Final Word on Somalia

To clear up any misconceptions, the United Nations–as a rule–does not send peacekeepers to places where there is no peace to keep. Somalia today certainly falls into this category.

Peacekeepers are trained to keep the peace, not mount invasions. Furthermore, the Secretary General does not have any standing forces at his disposal. When the Security Council approves a peacekeeping mission, the Secretary General must rely on member states to pony up troops and equipment. To complicate matters, member states are generally reluctant to offer their troops for a peacekeeping mission that has no ceasefire or political agreement to uphold (see: Sudan, Darfur).

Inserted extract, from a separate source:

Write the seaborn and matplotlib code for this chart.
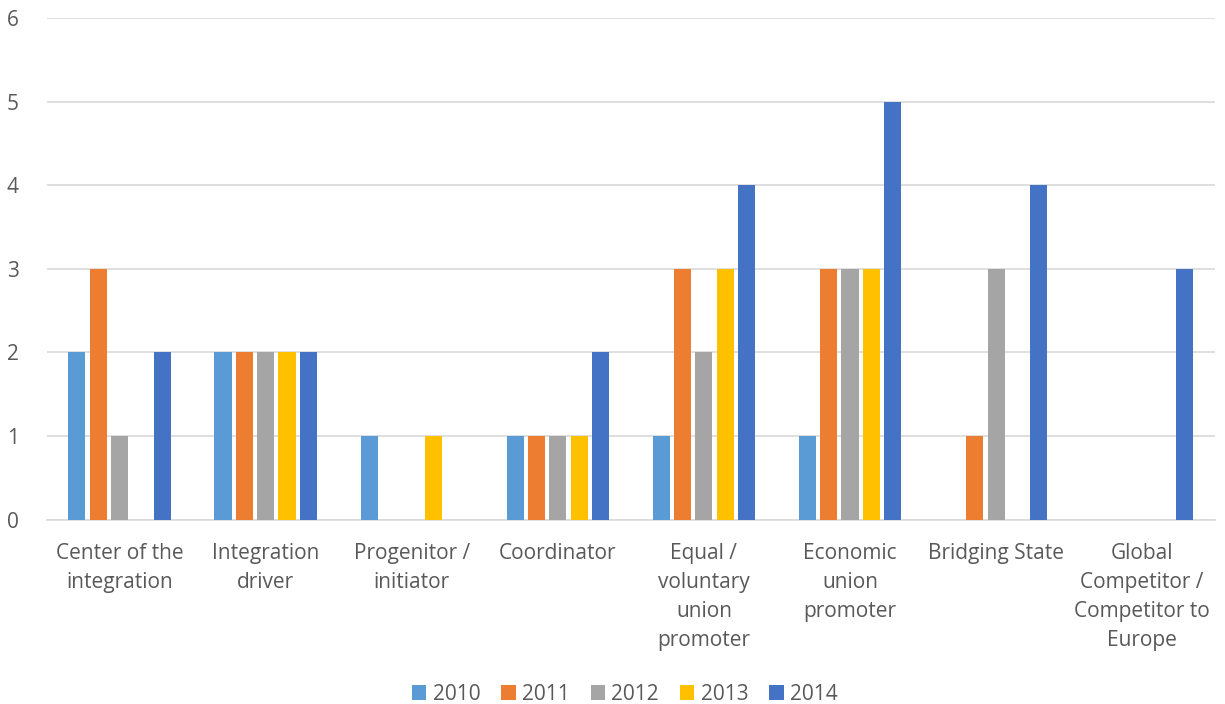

The Security Council can, however, approve the kind of mission that Alex Thurston considers necessary to save Somalia.The defense of Kuwait in 1990 and Australia’s interventions in in East Timor, for example, were authorized by the Security Council. However, these are not “UN peacekeeping missions,” but essentially war-fighting efforts led by individual member states. For humanitarian intervention to occur in Somalia tomorrow, an individual country, NATO, or some coalition of the willing would have to take on the project themselves. Presumably, this would include evicting Ethiopian troops, suppressing an insurgency and defeating spoilers. So far, no country seems willing to take this on, so the next best option is to work to secure a political agreement between as many factions as possible and then use UN peacekeepers as the guarantors of that peace. The newest Secretary General’s report on Somalia, linked here, recommends this path–and I suspect the Security Council will approve.